The Ring of Fire circles the Pacific and is thought to be around 500km wide. Even more astonishing is the fact that it’s around 40,000km long all the way around!

2. The Ring of Fire affects many, many countries.

The size of this volcanic belt means many different nations are at risk of natural disaster. This means Japan, Russia, West Coast US, Mexico, Canada, Antarctica, Taiwan, Guatemala, the Philippines, Chile, Papua New Guinea and Peru are all at risk of eruptions here.

3. The majority of earthquakes rumble up here.

It’s thought that 90% of all the earthquakes on planet Earth take place in the Ring of Fire! It’s also home to most of the world’s active volcanoes.

fun facts about the ring of fire

4. The sea has an ironic name.

Ferdinand Magellan, who voyaged around the area, named the Pacific Ocean as he found it to be extremely peaceful – the Ring of Fire would reckon otherwise!

5. The Ring of Fire hosts the world’s deepest trench.

The Mariana Trench is around 11 miles deep, making it the deepest known water geography of its kind. It is, of course, more than at home in a huge expanse like the Ring of Fire.

6. Is The Ring of Fire a random collaboration of nature?

Many scientists believe that the Ring of Fire is merely a random collection of volcanoes, and that there’s no real connection between them. It’s been proven on multiple occasions that one eruption in the Ring doesn’t necessarily set off another.

7. The Ring of Fire is the world’s eruption capital.
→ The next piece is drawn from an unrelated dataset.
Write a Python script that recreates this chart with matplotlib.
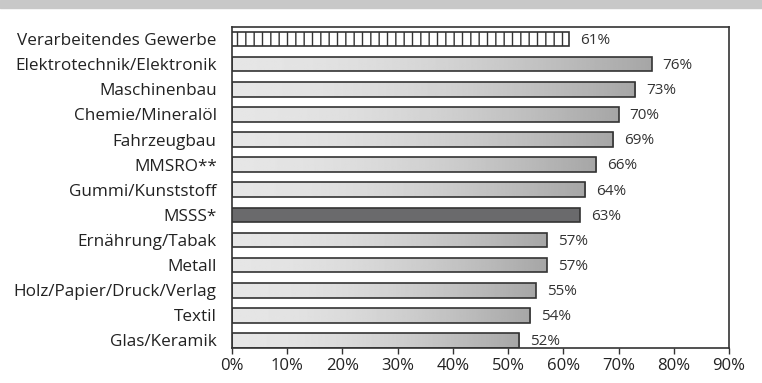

Given that 75% of the world’s volcanoes have homes in the Ring of Fire, it’s not surprising that most of the planet’s volcanic eruptions occur here. In fact, around 22 out of the 25 most devastating eruptions of the past few thousand years took place here.

8. Most of the volcanoes here aren’t visible above the water.

That’s right – most of the volcanoes in the Ring of Fire are actually underwater! That doesn’t make them any less deadly, though!

9. Mount Fuji is a big player in the Ring of Fire.

Yes, believe it or not, Japan’s most famous peak is actually an active volcano within the Ring of Fire. While it hasn’t erupted since the 18th century, there’s still a chance it will erupt again.

interesting facts about the ring of fire

Mount Fuji, Japan

10. Could The Ring of Fire create a new continent?

Many geologists predict that, over many, many years to come, the volcanic activity in the Ring of Fire could help to create new land masses that take up much of the Pacific. That’s a new continent in the making!

11. The Ring of Fire is home to unique natural phenomena.

The Mariana Trench is only one of two places on Earth where you will find carbon dioxide in liquid form. You’ll find the other occurrence near Taiwan.

12. It’s not actually a ring!

Ok, we’re being picky here – but the Ring of Fire is actually a horseshoe. Then again, Horseshoe of Fire really doesn’t have the same ring to it, does it?

Facts about the Ring of Fire

13. The Ring of Fire produces incredible natural energy.

Engineers worldwide are able to harness geothermal expenditure within the Ring of Fire to help generate electricity! It’s seen as an eco-friendly way to produce power without greenhouse emissions.

14. The Ring of Fire is responsible for one of the US’ biggest earthquake zones

The San Andreas Fault, in San Francisco CA, occurs largely as a result of plate tectonics in the Ring of Fire. It really does stretch far and wide!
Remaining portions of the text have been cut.